Three of the past four years, Colorado's season ended in a seventh game of the Western Conference finals, all on the road. The Avs won the Stanley Cup in 2001 with the help of two seventh-game victories at the Pepsi Center.

For the Avs, it has mattered in the big games, and they hope they don't have to play any seventh games on the road this time.

"That's what cost us before. We should have won the series earlier and not taken it to a seventh game on the road," Avs defenseman Adam Foote said. "If we're in that situation again where we don't have home ice, we're going to want to avoid that."

Last season, home teams won 59.6 percent of their games in the first round. The seeding system, which matches the best teams against the weakest, along with awarding home ice, helps account for that. The winning percentage of home teams slipped to 52 percent in the second round.

Foote thinks he knows why.

"Personally, I find it's easier to play on the road," Foote said. "You play a simpler game.
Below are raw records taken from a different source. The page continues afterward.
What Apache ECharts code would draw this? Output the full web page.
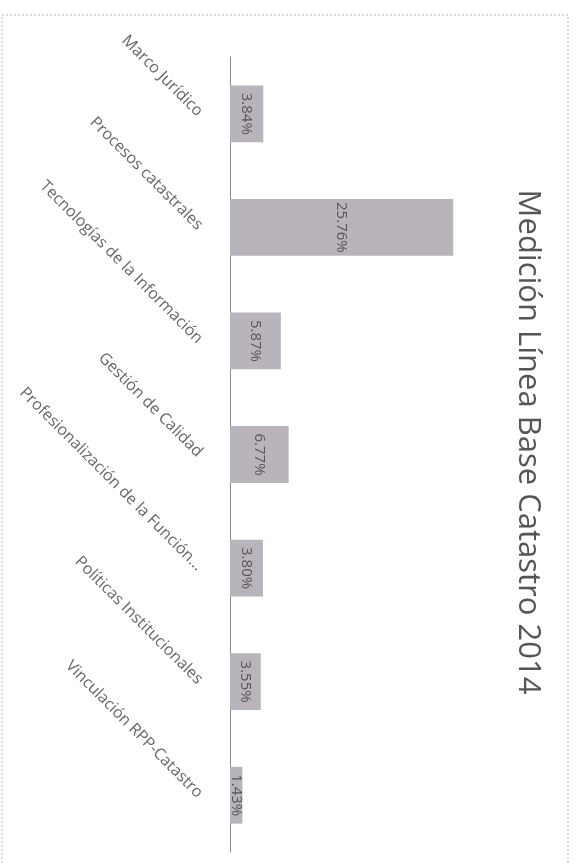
<!DOCTYPE html>
<html>
<head>
<meta charset="utf-8">
<script src="https://cdn.jsdelivr.net/npm/echarts@6/dist/echarts.min.js"></script>
<style>
  html, body { margin: 0; padding: 0; background: #ffffff; }
  #chart { width: 578px; height: 863px; }
</style>
</head>
<body>
<div id="chart"></div>
<script>
// Areas of the 2014 cadastre baseline measurement and their scores (%)
const categories = [
  'Marco Jurídico',
  'Procesos catastrales',
  'Tecnologías de la Información',
  'Gestión de Calidad',
  'Profesionalización de la Función…',
  'Políticas Institucionales',
  'Vinculación RPP-Catastro'
];
const values = [3.84, 25.76, 5.87, 6.77, 3.80, 3.55, 1.43];
const titleText = 'Medición Línea Base Catastro 2014';

const FONT = '"Open Sans", "Liberation Sans", sans-serif';
const chart = echarts.init(document.getElementById('chart'), null, { renderer: 'canvas' });

chart.setOption({
  animation: false,
  backgroundColor: '#ffffff',
  grid: { left: 230, top: 57, width: 260, height: 795, containLabel: false },
  xAxis: {
    type: 'value',
    min: 0,
    max: 30,
    show: false
  },
  yAxis: {
    type: 'category',
    inverse: true,
    data: categories,
    axisLine: { show: true, lineStyle: { color: '#8c8c8c', width: 1 } },
    axisTick: { show: false },
    splitLine: { show: false },
    axisLabel: {
      rotate: -45,
      margin: 30,
      color: '#666666',
      fontFamily: FONT,
      fontSize: 16
    }
  },
  series: [{
    type: 'bar',
    data: values,
    barCategoryGap: '50%',
    itemStyle: { color: '#b9b4bc' },
    label: {
      show: true,
      position: 'inside',
      rotate: -90,
      color: '#555555',
      fontFamily: FONT,
      fontSize: 15,
      formatter: p => p.value.toFixed(2) + '%'
    }
  }],
  graphic: [
    {
      type: 'rect',
      silent: true,
      shape: { x: 2, y: 15, width: 566, height: 860 },
      style: { fill: 'none', stroke: '#b5b5b5', lineWidth: 1, lineDash: [2, 2] }
    },
    {
      type: 'text',
      silent: true,
      x: 528,
      y: 442,
      rotation: -Math.PI / 2,
      style: {
        text: titleText,
        fill: '#555555',
        font: '31px ' + FONT,
        align: 'center',
        verticalAlign: 'middle'
      }
    }
  ]
});
</script>
</body>
</html>
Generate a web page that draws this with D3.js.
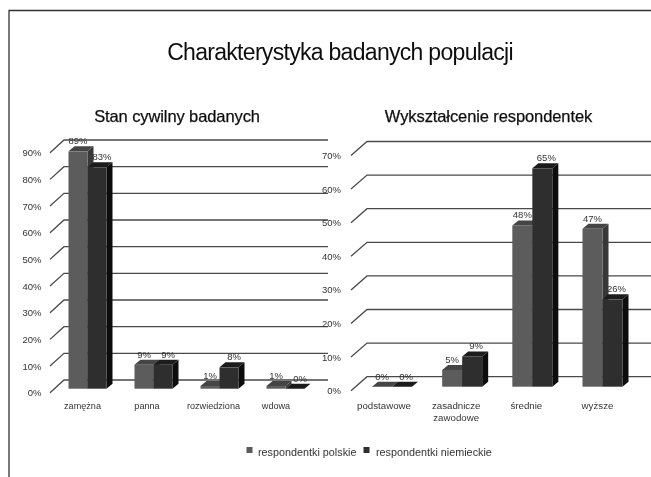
<!DOCTYPE html>
<html><head><meta charset="utf-8">
<script src="https://cdn.jsdelivr.net/npm/d3@7"></script>
<style>html,body{margin:0;padding:0;background:#fff}svg{display:block}text{font-family:"Liberation Sans",Arial,sans-serif}</style>
</head><body><svg id="c" width="651" height="477"></svg>
<script>
const titleMain = "Charakterystyka badanych populacji";
const seriesNames = ["respondentki polskie", "respondentki niemieckie"];
const leftTitle = "Stan cywilny badanych";
const leftCats = ["zamężna", "panna", "rozwiedziona", "wdowa"];
const leftPL = [89, 9, 1, 1];
const leftDE = [83, 9, 8, 0];
const leftTicks = [0, 10, 20, 30, 40, 50, 60, 70, 80, 90];
const rightTitle = "Wykształcenie respondentek";
const rightCats = [["podstawowe"], ["zasadnicze", "zawodowe"], ["średnie"], ["wyższe"]];
const rightPL = [0, 5, 48, 47];
const rightDE = [0, 9, 65, 26];
const rightTicks = [0, 10, 20, 30, 40, 50, 60, 70];

const svg = d3.select("#c");
const defs = svg.append("defs");
defs.append("filter").attr("id", "soft").attr("x", "-2%").attr("y", "-2%").attr("width", "104%").attr("height", "104%")
  .append("feGaussianBlur").attr("stdDeviation", 0.55);
const root = svg.append("g").attr("filter", "url(#soft)");
root.append("rect").attr("width", 651).attr("height", 477).attr("fill", "#fff");

root.append("path").attr("d", "M9,477V10.5H651").attr("fill", "none").attr("stroke", "#333").attr("stroke-width", 1.3);
root.append("text").attr("x", 340).attr("y", 60).attr("text-anchor", "middle").attr("font-size", 23)
  .attr("letter-spacing", -0.7).attr("fill", "#111").text(titleMain);

const colors = {
  pl: {front: "#5b5b5b", top: "#454545", side: "#383838"},
  de: {front: "#2f2f2f", top: "#1c1c1c", side: "#0f0f0f"}
};
const dx = 6, dy = 5;

function panel(o) {
  const g = root.append("g");
  const y = d3.scaleLinear().domain(o.domain).range(o.yRange);
  const x = d3.scalePoint().domain(d3.range(o.cats.length)).range(o.xCenters);
  const yFront = v => y(v) + 4, yBack = v => y(v) - o.back;

  g.append("text").attr("x", o.titleX).attr("y", 122).attr("text-anchor", "middle").attr("font-size", 16.5)
    .attr("letter-spacing", -0.1).attr("stroke", "#111").attr("stroke-width", 0.25).attr("fill", "#111").text(o.title);

  o.ticks.forEach(t => {
    g.append("path")
      .attr("d", `M${o.axisX},${yFront(t)}L${o.axisX + o.wall},${yBack(t)}H${o.gridEnd}`)
      .attr("fill", "none").attr("stroke", "#4a4a4a").attr("stroke-width", 1.3);
  });

  const axis = d3.axisLeft(d3.scaleLinear().domain(o.domain).range(o.yRange.map(r => r + 4)))
    .tickValues(o.ticks).tickSize(0).tickPadding(0).tickFormat(d => d + "%");
  const ax = g.append("g").attr("transform", `translate(${o.labelX},0)`).call(axis);
  ax.select(".domain").remove();
  ax.selectAll("text").attr("font-size", 9.5).attr("font-family", '"Liberation Sans",Arial,sans-serif').attr("fill", "#333");

  o.cats.forEach((c, i) => {
    [["pl", o.a[i], -o.bw, 0], ["de", o.b[i], 0, o.labelShift]].forEach(([k, v, off, ls]) => {
      const x0 = x(i) + off, x1 = x0 + o.bw, y0 = y(0), yt = y(v), col = colors[k];
      g.append("path").attr("fill", col.side).attr("d", `M${x1},${yt}l${dx},${-dy}V${y0 - dy}l${-dx},${dy}Z`);
      g.append("path").attr("fill", col.top).attr("d", `M${x0},${yt}l${dx},${-dy}H${x1 + dx}l${-dx},${dy}Z`);
      g.append("rect").attr("x", x0).attr("y", yt).attr("width", o.bw).attr("height", Math.max(0, y0 - yt)).attr("fill", col.front);
      g.append("text").attr("x", x0 + o.bw / 2 + ls).attr("y", yt - dy - 2).attr("text-anchor", "middle")
        .attr("font-size", 9.5).attr("fill", "#333").text(v + "%");
    });
    const lines = Array.isArray(c) ? c : [c];
    lines.forEach((l, j) => {
      g.append("text").attr("x", x(i) + o.catShift[i]).attr("y", 408.5 + j * 12).attr("text-anchor", "middle")
        .attr("font-size", o.catSize).attr("fill", "#333").text(l);
    });
  });
}

panel({
  title: leftTitle, titleX: 177, cats: leftCats, a: leftPL, b: leftDE, ticks: leftTicks,
  domain: [0, 90], yRange: [388.7, 148.7], back: 8.7, xCenters: [87.5, 285.5], bw: 19,
  axisX: 50, wall: 14, gridEnd: 328, labelX: 41.5, labelShift: 5, catShift: [-5, -6.5, -6, -9.5], catSize: 9.1
});
panel({
  title: rightTitle, titleX: 488.5, cats: rightCats, a: rightPL, b: rightDE, ticks: rightTicks,
  domain: [0, 70], yRange: [386.7, 151.5], back: 10, xCenters: [392, 602.5], bw: 20,
  axisX: 351, wall: 16, gridEnd: 651, labelX: 341, labelShift: 4, catShift: [-8, -6, -6, -5], catSize: 9.7
});

const lg = root.append("g");
[[246.5, 258, colors.pl.front], [363.5, 376, colors.de.front]].forEach((p, i) => {
  lg.append("rect").attr("x", p[0]).attr("y", 447).attr("width", 6).attr("height", 6).attr("fill", p[2]);
  lg.append("text").attr("x", p[1]).attr("y", 455.5).attr("font-size", 10.8).attr("fill", "#333").text(seriesNames[i]);
});
</script></body></html>
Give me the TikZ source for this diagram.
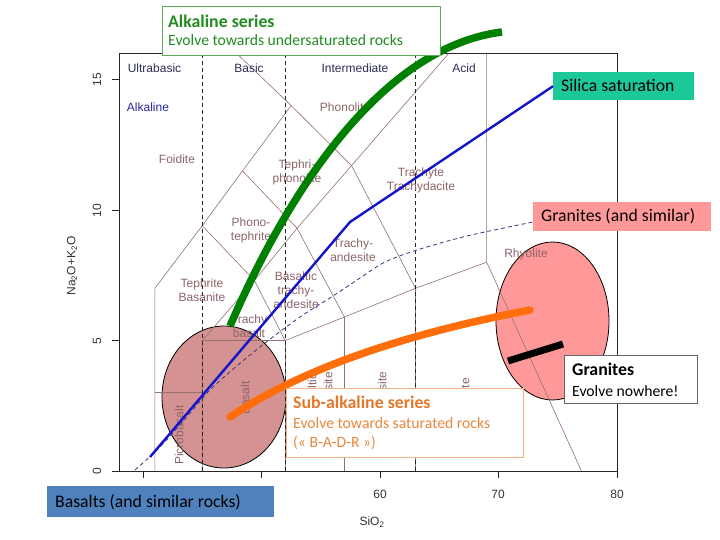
\documentclass[tikz,border=0pt]{standalone}
\usepackage{fontspec}
\setmainfont{Carlito}
\newfontfamily\arialfont{Liberation Sans}
\usetikzlibrary{shapes.geometric}
\definecolor{tasbrown}{RGB}{150,112,112}
\definecolor{labbrown}{RGB}{140,100,105}
\definecolor{headcol}{RGB}{45,45,85}
\definecolor{alkblue}{RGB}{40,40,160}
\definecolor{dashnavy}{RGB}{55,55,130}
\definecolor{blueln}{RGB}{20,20,205}
\definecolor{greenln}{RGB}{0,128,0}
\definecolor{orangeln}{RGB}{255,110,10}
\definecolor{tealbox}{RGB}{26,200,152}
\definecolor{pinkbox}{RGB}{255,153,153}
\definecolor{ellrose}{RGB}{212,146,146}
\definecolor{basblue}{RGB}{79,129,189}
\definecolor{greentxt}{RGB}{34,139,34}
\definecolor{greenbrd}{RGB}{90,170,90}
\definecolor{orangetxt}{RGB}{230,118,40}
\definecolor{orangebody}{RGB}{236,135,60}
\definecolor{orangebrd}{RGB}{244,177,131}
\begin{document}
\begin{tikzpicture}[x=1pt,y=-1pt,
  tasline/.style={draw=tasbrown, line width=0.6pt},
  divline/.style={draw=black!85, line width=0.7pt, dash pattern=on 4pt off 3pt},
  axisline/.style={draw=black!85, line width=0.8pt},
  taslabel/.style={font=\arialfont\fontsize{12}{14}\selectfont, text=labbrown, align=center, inner sep=0pt},
  headlabel/.style={taslabel, text=headcol},
  axlabel/.style={font=\arialfont\fontsize{12}{14}\selectfont, text=black!80, inner sep=0pt},
  rockell/.style={ellipse, draw=black, line width=0.8pt, inner sep=0pt},
  boxnode/.style={anchor=north west, inner sep=0pt},
  titletxt/.style={anchor=base west, inner sep=0pt, font=\fontsize{17.8}{20}\selectfont\bfseries},
  bodytxt/.style={anchor=base west, inner sep=0pt, font=\fontsize{15.7}{18}\selectfont},
  lbltxt/.style={anchor=base west, inner sep=0pt, font=\fontsize{17.7}{20}\selectfont},
]
\useasboundingbox (0,0) rectangle (720,540);
\fill[white] (0,0) rectangle (720,540);

% ellipses (under the diagram grid)
\node[rockell, fill=ellrose, minimum width=124pt, minimum height=142pt] (basEll) at (224,397) {};
\node[rockell, fill=pinkbox, minimum width=113pt, minimum height=158pt] (granEll) at (552.5,321) {};

% TAS grid in data coordinates
\begin{scope}[shift={(-331pt,-471pt)}, x=11.85pt, y=26.1pt]
  \draw[tasline] (41,0) -- (41,7) -- (45,9.4) -- (48.4,11.5) -- (52.5,14) -- (47.9,16);
  \draw[tasline] (41,3) -- (45,3);
  \draw[tasline] (45,0) -- (45,5) -- (49.4,7.3) -- (53,9.3) -- (57.6,11.7) -- (65.8,16);
  \draw[tasline] (45,5) -- (52,5) -- (57,5.9) -- (63,7) -- (69,8) -- (69,16);
  \draw[tasline] (52,0) -- (52,5);
  \draw[tasline] (57,0) -- (57,5.9);
  \draw[tasline] (63,0) -- (63,7);
  \draw[tasline] (69,8) -- (77,0);
  \draw[tasline] (45,9.4) -- (49.4,7.3) -- (52,5);
  \draw[tasline] (48.4,11.5) -- (53,9.3) -- (57,5.9);
  \draw[tasline] (52.5,14) -- (57.6,11.7) -- (63,7);
  \foreach \s in {45,52,63} \draw[divline] (\s,0) -- (\s,16);
  \draw[axisline] (38,0) rectangle (80,16);
  \foreach \n in {0,5,10,15} \draw[axisline] (38,\n) -- ++(-7pt,0);
  \foreach \s in {40,50,60,70,80} \draw[axisline] (\s,0) -- ++(0,-7pt);
\end{scope}

% alkaline / subalkaline dividing curve
\draw[dashnavy, line width=0.8pt, dash pattern=on 4pt off 3pt] plot[smooth] coordinates
  {(135,470) (160,447) (185,419) (210,390) (238,365) (265,343) (300,317) (333,296) (360,278) (385,262) (417,250) (467,236) (533,222)};

% axis labels
\node[axlabel, rotate=90] (y0) at (97,471) {0};
\node[axlabel, rotate=90] (y5) at (97,341) {5};
\node[axlabel, rotate=90] (y10) at (97,210.5) {10};
\node[axlabel, rotate=90] (y15) at (97,79.5) {15};
\node[axlabel, rotate=90] (ytitle) at (72,266) {Na\textsubscript{2}O+K\textsubscript{2}O};
\node[axlabel] (x60) at (380,494) {60};
\node[axlabel] (x70) at (498,494) {70};
\node[axlabel] (x80) at (617,494) {80};
\node[axlabel] (xtitle) at (372,522) {SiO\textsubscript{2}};

% headers
\node[headlabel] (hUB) at (154.5,68) {Ultrabasic};
\node[headlabel] (hB) at (249,68) {Basic};
\node[headlabel] (hI) at (355,68) {Intermediate};
\node[headlabel] (hA) at (464,68) {Acid};
\node[taslabel, text=alkblue] (hAlk) at (148,107) {Alkaline};

% field labels
\node[taslabel] (fFoid) at (177,159) {Foidite};
\node[taslabel] (fPhon) at (345,107) {Phonolite};
\node[taslabel] (fTephph) at (297,172) {Tephri-\\phonolite};
\node[taslabel] (fTrachyte) at (421,180) {Trachyte\\Trachydacite};
\node[taslabel] (fPhteph) at (251,230) {Phono-\\tephrite};
\node[taslabel] (fTrand) at (353,250) {Trachy-\\andesite};
\node[taslabel] (fTeph) at (202,290) {Tephrite\\Basanite};
\node[taslabel] (fBta) at (296,290) {Basaltic\\trachy-\\andesite};
\node[taslabel] (fTb) at (249,326) {Trachy\\basalt};
\node[taslabel] (fRhy) at (526,254) {Rhyolite};
\node[taslabel, rotate=90] (fPicro) at (179,435) {Picrobasalt};
\node[taslabel, rotate=90] (fBas) at (245,398) {Basalt};
\node[taslabel, rotate=90, font=\arialfont\fontsize{12}{16}\selectfont] (fBa) at (320,395) {Basaltic\\andesite};
\node[taslabel, rotate=90] (fAnd) at (382,395) {Andesite};
\node[taslabel, rotate=90] (fDac) at (465,395) {Dacite};

% boxes
\node[boxnode, fill=tealbox, minimum width=141pt, minimum height=28pt] (silica) at (553,72) {};
\node[lbltxt] (silicaTxt) at (561,91.7) {Silica saturation};
\node[boxnode, fill=pinkbox, minimum width=178pt, minimum height=29pt] (granLbl) at (533,202) {};
\node[lbltxt] (granLblTxt) at (541,221.7) {Granites (and similar)};
\node[boxnode, fill=basblue, minimum width=227pt, minimum height=31pt] (basLbl) at (47,486) {};
\node[lbltxt] (basLblTxt) at (55,507.5) {Basalts (and similar rocks)};

% series curves
\coordinate (greenStart) at (230,326);
\coordinate (greenEnd) at (502,32);
\draw[greenln, line width=7.5pt] (greenStart) .. controls (265,245) and (360,50) .. (greenEnd);
\draw[blueln, line width=2.4pt, line join=round] (150,457) -- (350,222) -- (silica.west);
\coordinate (orangeStart) at (230,417);
\coordinate (orangeEnd) at (530,310);
\draw[orangeln, line width=7.5pt, line cap=round] (orangeStart) .. controls (300,370) and (400,335) .. (orangeEnd);
\coordinate (barA) at (508,361);
\coordinate (barB) at (563,344);
\draw[black, line width=7pt] (barA) -- (barB);

% text boxes
\node[boxnode, fill=white, draw=greenbrd, line width=1pt, minimum width=278pt, minimum height=49pt] (alkBox) at (162,6) {};
\node[titletxt, text=greentxt] (alkTitle) at (168,27.7) {Alkaline series};
\node[bodytxt, text=greentxt] (alkBody) at (168,46) {Evolve towards undersaturated rocks};

\node[boxnode, fill=white, draw=orangebrd, line width=1pt, minimum width=237pt, minimum height=69pt] (subBox) at (286,388) {};
\node[titletxt, text=orangetxt] (subTitle) at (293,408.7) {Sub-alkaline series};
\node[bodytxt, text=orangebody] (subBody) at (293,428) {Evolve towards saturated rocks};
\node[bodytxt, text=orangebody] (subBody2) at (293,447) {(« B-A-D-R »)};

\node[boxnode, fill=white, draw=black!60, line width=1pt, minimum width=133pt, minimum height=48pt] (granBox) at (564,355) {};
\node[titletxt] (granTitle) at (572,375.7) {Granites};
\node[bodytxt] (granBody) at (572,396) {Evolve nowhere!};
\end{tikzpicture}
\end{document}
You don't try to do too much. You don't have the distractions you do at home, with family maybe and things like that. It's just all business on the road.

"But it does seem that Game 7s work in your favor at home. I don't know why. It's all a mental thing. It all comes down to who gets the first goal."

Since 1990-91, home teams are 28-16 in Game 7s of a playoff series. Avalanche goalie Patrick Roy, whose teams have lost by a combined 14-3 in the past three seventh games on the road, knows the potential dangers of not having the best record in the Western Conference.


"We had a good year on the road (21-10-5-5), but I guess I'll answer that question (about the possible lack of home ice) when we're there," Roy said. "I don't think there are any easy series in our conference. Everybody's going to have to play well to make it to the second round, and if we get into the second round and we're on the road, we'll have to deal with it. But, obviously, having home ice has had a difference with us the last few years."

Since 1992-93, home teams are 457-394 in the playoffs. The Avalanche is 35-25 at home since moving to Denver.

"Of course, you always want to play as many games at home as you can," Avs winger Alex Tanguay said. "But if you don't have home ice, you have to just work harder. If that's what we'll have to do, then that's what we'll have to do."

Said Foote: "If we're in that position again where we start a series on the road, we're just going to have to make sure we don't play the last game there again."